Title: Beyond Policing: How Streetcorner Mediators Keep the Peace Without State Violence

 

Abstract:

How do we produce safety in places where trust, stability, and institutional support have collapsed? This talk introduces streetcorner mediation, an emerging model of public safety operating on some of America’s most challenged blocks. Rather than relying on armed enforcement, the model deploys trained, unarmed practitioners—many formerly incarcerated—to calm conflict, support vulnerable residents, and sustain order through everyday presence and relationships. Drawing on multiple years of ethnographic fieldwork, I show how these mediators reduce crime and disorder through non-coercive means. Their success challenges prevailing frameworks such as collective efficacy, which assume a baseline of trust and cohesion among residents.
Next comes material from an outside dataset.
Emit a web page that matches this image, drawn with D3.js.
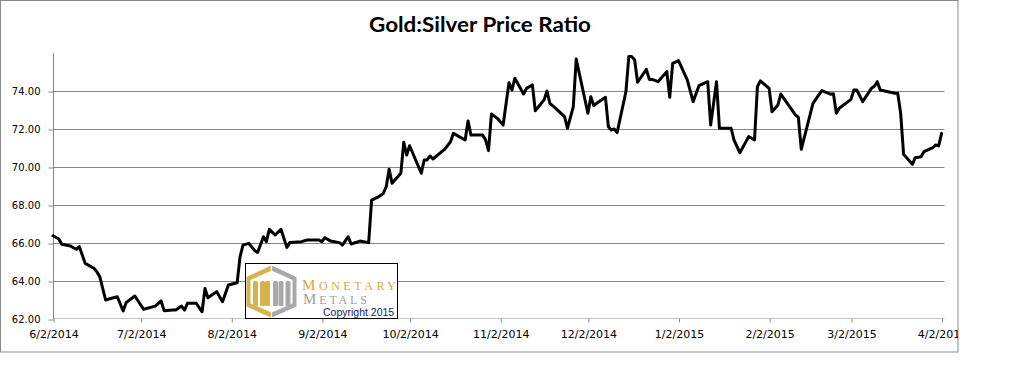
<!DOCTYPE html>
<html><head><meta charset="utf-8">
<script src="https://cdn.jsdelivr.net/npm/d3@7"></script>
<style>body{margin:0;background:#fff}svg{display:block}</style>
</head><body>
<svg id="chart" width="1009" height="372"></svg>
<script>
const titleText = "Gold:Silver Price Ratio";
const dates = [
"6/2/2014","6/4/2014","6/5/2014","6/8/2014","6/9/2014","6/10/2014","6/11/2014","6/13/2014","6/16/2014","6/17/2014",
"6/18/2014","6/20/2014","6/22/2014","6/24/2014","6/26/2014","6/27/2014","6/30/2014","7/3/2014","7/7/2014","7/9/2014",
"7/10/2014","7/13/2014","7/14/2014","7/16/2014","7/17/2014","7/18/2014","7/21/2014","7/23/2014","7/24/2014","7/25/2014",
"7/28/2014","7/30/2014","8/1/2014","8/4/2014","8/5/2014","8/6/2014","8/8/2014","8/10/2014","8/11/2014","8/13/2014",
"8/14/2014","8/15/2014","8/17/2014","8/19/2014","8/21/2014","8/22/2014","8/26/2014","8/28/2014","9/1/2014","9/2/2014",
"9/3/2014","9/5/2014","9/8/2014","9/9/2014","9/11/2014","9/12/2014","9/15/2014","9/18/2014","9/19/2014","9/21/2014",
"9/23/2014","9/24/2014","9/25/2014","9/26/2014","9/29/2014","9/30/2014","10/1/2014","10/2/2014","10/6/2014","10/7/2014",
"10/8/2014","10/9/2014","10/10/2014","10/13/2014","10/14/2014","10/16/2014","10/17/2014","10/21/2014","10/22/2014","10/23/2014",
"10/27/2014","10/28/2014","10/29/2014","10/30/2014","11/1/2014","11/3/2014","11/5/2014","11/6/2014","11/7/2014","11/10/2014",
"11/11/2014","11/13/2014","11/14/2014","11/17/2014","11/18/2014","11/19/2014","11/21/2014","11/24/2014","11/25/2014","11/27/2014",
"11/28/2014","12/2/2014","12/3/2014","12/4/2014","12/5/2014","12/8/2014","12/9/2014","12/10/2014","12/11/2014","12/12/2014",
"12/15/2014","12/16/2014","12/17/2014","12/18/2014","12/19/2014","12/22/2014","12/23/2014","12/24/2014","12/26/2014","12/29/2014",
"12/30/2014","12/31/2014","1/2/2015","1/5/2015","1/7/2015","1/9/2015","1/12/2015","1/13/2015","1/15/2015","1/16/2015",
"1/20/2015","1/21/2015","1/23/2015","1/26/2015","1/27/2015","1/28/2015","1/29/2015","1/30/2015","2/2/2015","2/3/2015",
"2/5/2015","2/6/2015","2/9/2015","2/11/2015","2/12/2015","2/13/2015","2/17/2015","2/20/2015","2/23/2015","2/24/2015",
"2/25/2015","2/26/2015","3/2/2015","3/3/2015","3/4/2015","3/6/2015","3/9/2015","3/10/2015","3/11/2015","3/12/2015",
"3/17/2015","3/18/2015","3/19/2015","3/20/2015","3/23/2015","3/24/2015","3/26/2015","3/27/2015","3/30/2015","3/31/2015",
"4/1/2015","4/2/2015"];
const ratios = [
66.38,66.21,65.93,65.84,65.75,65.67,65.81,64.93,64.67,64.49,
64.23,63.00,63.09,63.17,62.42,62.86,63.21,62.51,62.68,62.95,
62.44,62.47,62.47,62.68,62.47,62.83,62.83,62.38,63.61,63.12,
63.44,62.91,63.79,63.91,65.28,65.89,65.98,65.60,65.50,66.33,
66.07,66.72,66.42,66.72,65.77,66.02,66.07,66.16,66.16,66.07,
66.28,66.10,66.02,65.89,66.33,65.95,66.10,66.02,68.26,68.40,
68.61,68.96,69.88,69.14,69.67,71.30,70.63,71.12,69.67,70.37,
70.37,70.58,70.42,70.81,70.93,71.33,71.77,71.42,72.42,71.68,
71.68,71.42,70.86,72.79,72.56,72.21,74.44,74.05,74.67,73.84,
74.14,74.32,72.96,73.53,74.00,73.35,73.09,72.65,72.04,73.17,
75.68,72.83,73.70,73.23,73.35,73.67,72.12,71.95,72.00,71.81,
73.96,75.81,75.81,75.63,74.46,75.14,74.61,74.61,74.49,75.02,
73.67,75.46,75.60,74.58,73.44,74.28,74.49,72.21,74.49,72.04,
72.04,71.42,70.75,71.60,71.51,71.42,74.23,74.53,74.14,72.91,
73.26,73.84,73.18,72.74,72.61,70.93,73.35,74.02,73.83,73.85,
72.83,73.09,73.56,74.05,74.05,73.44,74.14,74.25,74.49,74.05,
73.88,73.88,72.83,70.67,70.14,70.49,70.54,70.81,71.02,71.16,
71.11,71.77];
const yTicks = [62,64,66,68,70,72,74];
const xTickLabels = ["6/2/2014","7/2/2014","8/2/2014","9/2/2014","10/2/2014","11/2/2014","12/2/2014","1/2/2015","2/2/2015","3/2/2015","4/2/2015"];
const logoWord1 = "MONETARY";
const logoWord2 = "METALS";
const copyrightText = "Copyright 2015";

const parse = d3.timeParse("%m/%d/%Y");
const fmt = d => `${d.getMonth()+1}/${d.getDate()}/${d.getFullYear()}`;
const data = dates.map((d,i) => ({date: parse(d), value: ratios[i]}));

const svg = d3.select("#chart");
const gridColor = "#868686";

svg.append("rect").attr("x",0.5).attr("y",0.5).attr("width",957.5).attr("height",351.5)
  .attr("fill","#fff").attr("stroke","#8a8a8a").attr("stroke-width",1);

svg.append("defs").append("clipPath").attr("id","frameClip")
  .append("rect").attr("x",0).attr("y",0).attr("width",957.5).attr("height",352);

const x = d3.scaleTime()
  .domain([parse("6/2/2014"), parse("4/3/2015")])
  .range([53, 944.5]);
const y = d3.scaleLinear().domain([62, 76]).range([319, 53]);

svg.append("text").attr("x",480).attr("y",32).attr("text-anchor","middle")
  .attr("font-family","'Liberation Sans Narrow','Lato',sans-serif").attr("font-weight","bold")
  .attr("font-size",20).attr("textLength",222).attr("lengthAdjust","spacingAndGlyphs")
  .attr("fill","#000").text(titleText);

svg.append("g").selectAll("line").data(yTicks.slice(1)).join("line")
  .attr("x1",53).attr("x2",944.5)
  .attr("y1",d=>Math.round(y(d))+0.5).attr("y2",d=>Math.round(y(d))+0.5)
  .attr("stroke",gridColor).attr("stroke-width",1);

const yAxis = d3.axisLeft(y).tickValues(yTicks).tickSize(5).tickPadding(8).tickFormat(d3.format(".2f"));
const gy = svg.append("g").attr("transform","translate(53.5,0.5)").call(yAxis);
gy.select(".domain").attr("stroke",gridColor).attr("d","M0,53V318.5");
gy.selectAll(".tick line").attr("stroke",gridColor);
gy.selectAll(".tick text").attr("font-family","'DejaVu Sans',sans-serif").attr("font-size",10).attr("fill","#000");

const xTicks = xTickLabels.map(parse);
const xAxis = d3.axisBottom(x).tickValues(xTicks).tickSize(4).tickPadding(8).tickFormat(fmt);
const gx = svg.append("g").attr("transform","translate(0.5,318.5)").attr("clip-path","url(#frameClip)").call(xAxis);
gx.select(".domain").attr("stroke",gridColor).attr("d","M52.5,0H944");
gx.selectAll(".tick line").attr("stroke",gridColor);
gx.selectAll(".tick text").attr("font-family","'DejaVu Sans',sans-serif").attr("font-size",11).attr("fill","#000");

const line = d3.line().x(d=>x(d.date)).y(d=>y(d.value));
svg.append("path").datum(data).attr("d",line).attr("fill","none")
  .attr("stroke","#000").attr("stroke-width",3).attr("stroke-linejoin","round").attr("stroke-linecap","round");

// logo box
const logo = svg.append("g");
logo.append("rect").attr("x",245.5).attr("y",263.5).attr("width",152).attr("height",55)
  .attr("fill","#fff").attr("stroke","#000").attr("stroke-width",1);
const gold = "#d6b24c", gray = "#a9a9a9";
const L=246.5, R=296.5, cx=271.5, T=265.5, B=317.5, S1=277, S2=306.5;
logo.append("polygon").attr("points",`${cx-0.6},${T} ${L},${S1} ${L},${S2} ${cx-0.6},${B}`).attr("fill",gold);
logo.append("polygon").attr("points",`${cx+0.6},${T} ${R},${S1} ${R},${S2} ${cx+0.6},${B}`).attr("fill",gray);
const inset = 4;
logo.append("polygon").attr("points",
  `${cx},${T+inset+1} ${R-inset},${S1+inset/2+1} ${R-inset},${S2-inset/2-1} ${cx},${B-inset-1} ${L+inset},${S2-inset/2-1} ${L+inset},${S1+inset/2+1}`)
  .attr("fill","#fff");
const bars = [
  {x:L+6.5, c:gold},{x:L+13.5, c:gold},{x:cx-6.5, c:gold},
  {x:cx+1.5, c:gray},{x:R-18, c:gray},{x:R-11, c:gray}
];
logo.selectAll(".bar").data(bars).join("rect").attr("class","bar")
  .attr("x",d=>d.x).attr("y",281).attr("width",5).attr("height",25).attr("rx",1.5).attr("fill",d=>d.c);

const t1 = logo.append("text").attr("x",302).attr("y",289.5)
  .attr("font-family","'Liberation Serif','DejaVu Serif',serif").attr("fill","#d2ab45")
  .attr("textLength",94).attr("lengthAdjust","spacing");
t1.append("tspan").attr("font-size",15).text(logoWord1[0]);
t1.append("tspan").attr("font-size",12).text(logoWord1.slice(1));
const t2 = logo.append("text").attr("x",303).attr("y",303.5)
  .attr("font-family","'Liberation Serif','DejaVu Serif',serif").attr("fill","#9e9e9e")
  .attr("textLength",64).attr("lengthAdjust","spacing");
t2.append("tspan").attr("font-size",15).text(logoWord2[0]);
t2.append("tspan").attr("font-size",12).text(logoWord2.slice(1));
logo.append("text").attr("x",323).attr("y",316)
  .attr("font-family","'Liberation Sans',Arial,sans-serif").attr("font-size",10.5).attr("fill","#1b1b55")
  .text(copyrightText);
</script>
</body></html>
Streetcorner mediation begins where those conditions are absent, revealing how safety can be built from scratch through the gradual accumulation of reciprocity, recognition, and obligation—a process I describe as social debt.

 

Bio:

Forrest Stuart is Professor of Sociology at Stanford University, where he directs the Program on Urban Studies and the Stanford Ethnography Lab. A 2020 MacArthur Fellow, his research examines the causes, contours, and consequences of urban poverty. He is the author of Down, Out, and Under Arrest: Policing and Everyday Life in Skid Row and Ballad of the Bullet: Gangs, Drill Music, and the Power of Online Infamy.